Sleep hygiene strategies aside, fitting in the proper allotment of sleep comes down to being a time management issue. Many people make to-do lists not only to have a visual reminder of the tasks ahead of them, but also to organize the level of importance of those same tasks. But when short on time, sleep will simply not top the list of daily priorities. The first step in reclaiming time to sleep, then, is conditioning our minds to recognize sleep as a nonnegotiable necessity. As students, this means we have to study smarter and avoid last-minute “cramming.” We also have to know when we have overextended ourselves with part-time jobs and extracurriculars and force ourselves to step back and focus on fewer activities (difficult for all of you overachievers, I know). For working professionals, I recognize that supervisor expectations will often force us to work longer hours than we would otherwise prefer. I won’t make a blanket statement as to best sleep practices for those who are stuck in difficult working situations. But for the managers among you who are driving work culture, I cite a RAND Corporation study that asserts that sleep deprivation is associated with productivity losses. Creativity, efficiency, motivation, emotional stability and even honesty all suffer when employees don’t sleep enough. 
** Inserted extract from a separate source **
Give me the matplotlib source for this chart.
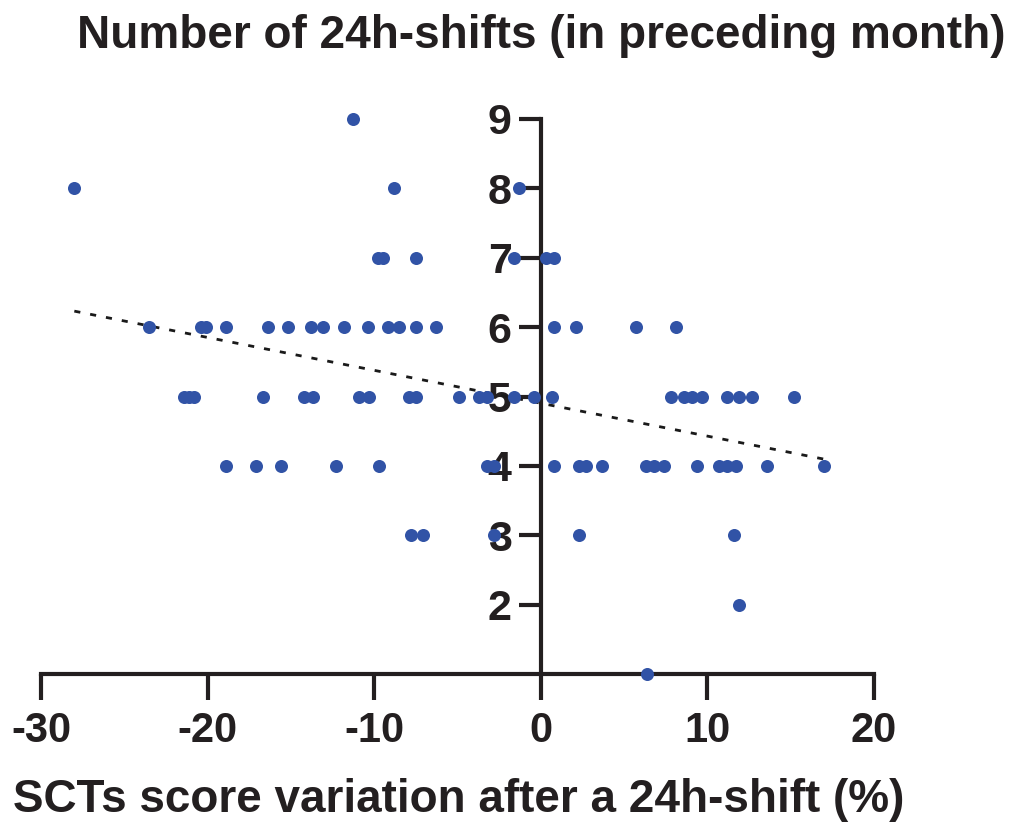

Sleep, and the lack thereof, is ultimately a societal issue. We live in a time where technological advances have ostensibly led to increased productivity – but these same productivity gains have actually led to the unstated expectation that we fit even more into each of our days. And as The Guardian’s Oliver Burkeman points out, “In an era of insecure employment, we must constantly demonstrate our usefulness through frenetic doing…Indeed, if you are among the growing ranks of the self-employed, as a freelancer or a worker in the so-called gig economy, increased personal efficiency may be essential to your survival.” Sadly, sleep may only be a luxury of the privileged who can, without interference from outside forces, completely control their schedules. Parents trying to make ends meet working multiple jobs should be lauded, and their lack of sleep, while ultimately not sustainable, is certainly understandable. And this is why the issue of sleep ultimately leads us to work-life balance. There is not sufficient space here to explore the issue further, but I submit that if we accept sleep as essential, and as relevant to broader public health, then we must also take a hard look at our societies’ views on work and success. If professional success is inextricably linked to long hours, and draining mental and physical demands, then the society will ultimately suffer. I do not pretend to have a policy prescription – far from it. But it is my hope that our conversation about rest and wellness will shift, and that the thought of a full night’s sleep may be more than just a fleeting fantasy.